FIG. 2 also depicts a historical database (240), in accordance with one or more embodiments. The historical database (240) may include mudlogging data from one or more previously drilled wells (242) as well as a measure of the hydrogen sulfide concentration associated with the mudlogging data of the previously drilled wells (e.g., hydrogen sulfide concentration data ((244)). In one or more embodiments, the hydrogen sulfide concentration data (244) is measured from cased hole drill stem tests or captured samples using a formation tester. Generally, drill stem testing involves a procedure to isolate and stimulate flow in a downhole formation to determine the type, quantity, and possible production rate of fluids from that isolated formation. As such, drill stem testing typically involves deploying a packer or packers (in simplest form, an expanding plug) to isolate sections of a well for testing, a set of valves to control flow through the packer or packers, and any required measuring or testing tool (e.g., thermocouple, pressure transducer, etc.). As such, cased hole drill stem tests or captured sample formation tests are necessarily performed after drilling and cannot provide real-time hydrogen sulfide concentration predictions while drilling. However, the hydrogen sulfide concentration data (244) acquired from such tests, and associated mudlogging data (242) stored in the historical database (240) may be used to train an artificial intelligence (AI) model (264), in accordance with one or more embodiments.


In accordance with one or more embodiments, the hydrogen sulfide determination system (260) makes use of, at least, an AI model (2E64). In one or more embodiments, the hydrogen sulfide determination system (260) may further include a computer (262), on which the AI model (264) is hosted and run. A brief introduction to relevant concepts of artificial intelligence (AI) and a greater description of the AI model (264) are provided later in the instant disclosure. However, for now, it is sufficient to say that the AI model (264) predicts, in real-time or near real-time, a concentration of hydrogen sulfide (i.e., hydrogen sulfide concentration) based on mudlogging data (230) received from the mudlogging system. Further, in one or more embodiments, based on the predicted real-time hydrogen sulfide concentration as determined by the hydrogen sulfide determination system (260), the hydrogen sulfide determination system (260) may adjust operation of the drilling system (200) through one or more command signals (e.g., command X (280) depicted in FIG. 2). For example, the command signal(s) may update the drilling operation condition (252). In one or more embodiments, the hydrogen sulfide determination system (260) further determines a safety condition based on the predicted hydrogen sulfide concentration. In one or more embodiments, decisions regarding the planned wellbore path, as indicated by a wellbore planning system, may be informed and/or adjusted according to the predicted hydrogen sulfide concentration. In some embodiments, a completions plan and/or a production plan may be determined based on the predicted hydrogen sulfide concentration. For example, the type of equipment used downhole to produce hydrocarbons from a reservoir in the subsurface may be selected based on the predicted hydrogen sulfide concentration. Additionally, production plans, such as the use of injection wells, may be altered to optimize hydrocarbon production from the well based on the predicted hydrogen sulfide concentration.
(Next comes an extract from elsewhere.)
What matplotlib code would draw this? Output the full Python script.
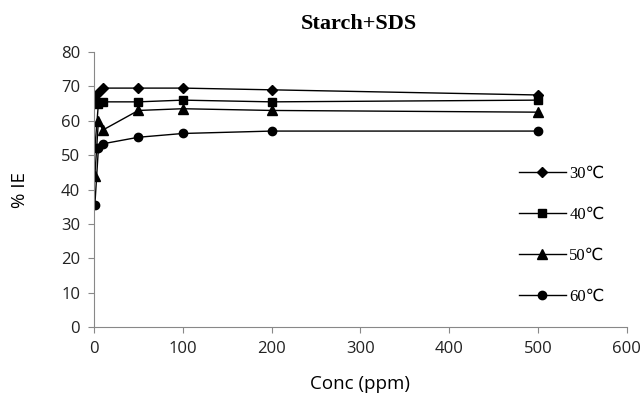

In one or more embodiments, the real-time hydrogen sulfide concentration determined by the hydrogen sulfide determination system (260) is validated through one or more tests after drilling (e.g., cased hole drill stem tests). In instances where the hydrogen sulfide concentration is directly measured using a post-drilling test, the measured hydrogen sulfide values may be appended to the hydrogen sulfide concentration data (244) and the associated mudlogging data (230) may likewise be appended to the mudlogging data from known wells (242) in the historical database (240). In this way, newly acquired data may also be used to train, re-train, or fine tune the AI model (264). Training of the AI model (264) is described in greater detail later in the instant disclosure.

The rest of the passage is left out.